The Morgan That Nobody Can Find
You have a 1921-D Morgan dollar. You know you have it. It is in a 2x2 flip somewhere in the collection. When someone at the coin club asks if you have a date-D for their Peace dollar type set, you need thirty seconds and a search, not a forty-five-minute inspection of every drawer in the cabinet.
A coin collection that exists only in physical form — boxes of flips, albums, tubes — cannot be searched. It can only be inspected. At two hundred pieces that is inconvenient. At two thousand it is unworkable.
Variety as the First Classification Layer
The Variety field organizes the US series history in the correct collecting sequence: Indian Head cents before Lincoln Wheats before Lincoln Memorials; Buffalo nickels before Jeffersons; Mercury dimes before Roosevelts; Barber quarters before Standing Libertys before Washingtons; Walking Liberty halves before Franklins before Kennedys; Morgan dollars before Peace dollars before Eisenhowers.
These varieties are not interchangeable within a denomination. A complete Lincoln cent type set requires an example of each reverse design (Wheat, Memorial, and the Shield reverse after 2010). A collector building a type set by variety can filter the database by denomination and see immediately which varieties are represented and which are gaps.
The Mint field — P (Philadelphia), D (Denver), S (San Francisco), O (New Orleans) — is the mint mark dimension that turns a single variety into multiple catalog entries. A 1893-S Morgan dollar at the San Francisco Mint is one of the rarest US coins in existence. The same date from Philadelphia is common. The mint mark is not a detail; it is the identification that determines whether a coin is worth face value or five figures.
Year and Current Value as the Working Data
Year as an integer is the date field that drives the most basic numismatic filter: show me all my Lincolns from before 1940, which gets you to the wheat cent era without touching the memorial cents. Show me all my Washington quarters from 1932 to 1964, which gets you to the silver era. The integer year field sorts naturally and filters cleanly in a way that a free-text date field does not.
Current Value in USD is the field that requires the most maintenance discipline of any field in the database. Coin values move significantly with silver spot price, with auction results for key dates, and with series-specific collector activity. A Mercury dime collection that was valued at one point may have changed substantially if silver moved. Keeping Current Value updated — even to the nearest Red Book or PCGS Price Guide value rather than the precise current market — gives you an insurance baseline and a collection value summary without a formal appraisal.
The gap between Current Value and what you paid is not tracked by a dedicated Price Paid field in this template — it lives in the Notes or other field. This is a template that prioritizes identification and current valuation over acquisition history, which is the right choice for collectors who buy at market rather than at estate sale pricing where the acquisition discount is the interesting number.
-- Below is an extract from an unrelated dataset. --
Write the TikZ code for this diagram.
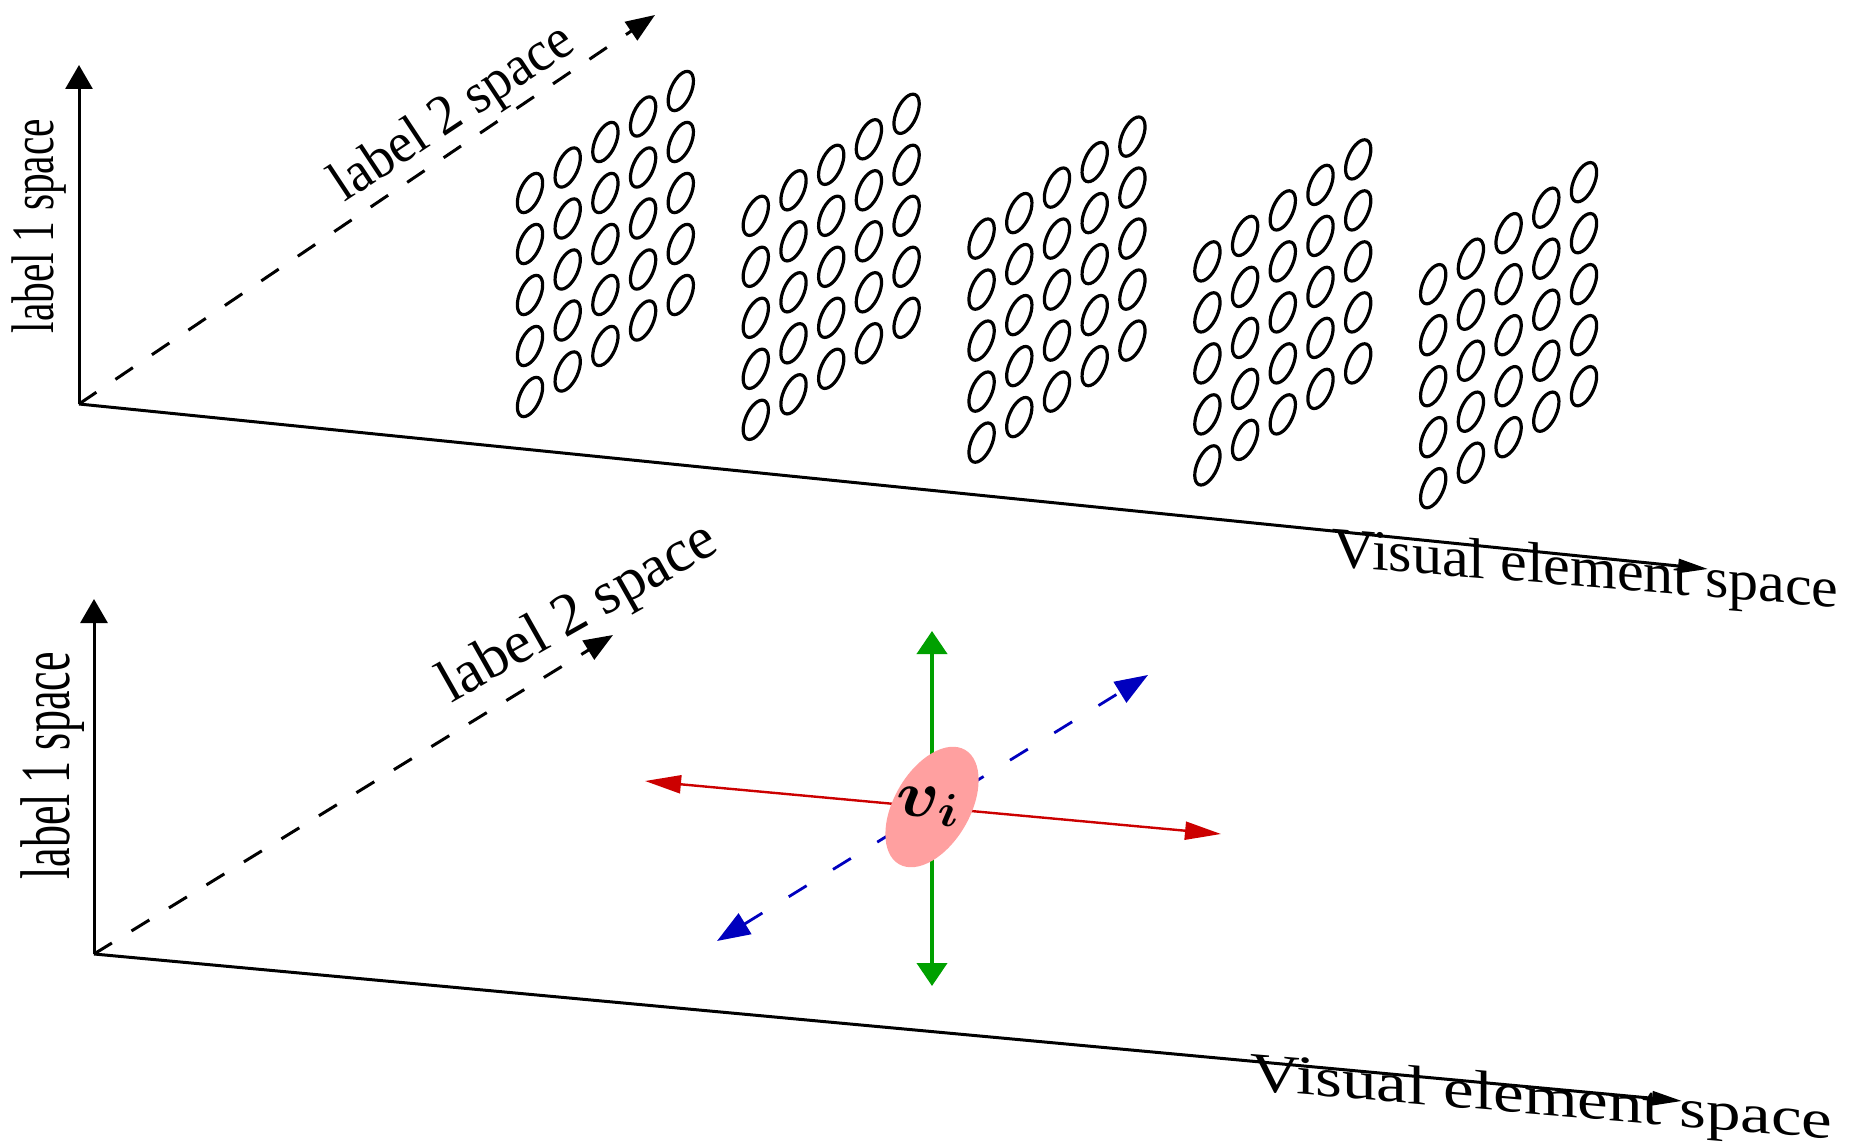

Quality, Grade, and the Space Between Them
The Quality rating field (1-5 stars) is a collector's personal assessment rather than a PCGS or NGC numeric grade. A coin that grades Fine-15 on the Sheldon scale might rate 2 stars for a collector who only keeps coins that grade VF or better. A coin that grades MS-64 might rate 4 stars if the strike quality is weak even though the technical grade is high. The personal assessment is useful for collection management decisions — identifying pieces you want to upgrade — in a way that a standardized numeric grade is not.
Professional third-party grading (PCGS, NGC, ANACS) would be captured in the Notes field, along with slab certification numbers, VAM attribution for Morgan dollar varieties, and any provenance information that affects the coin's story or value.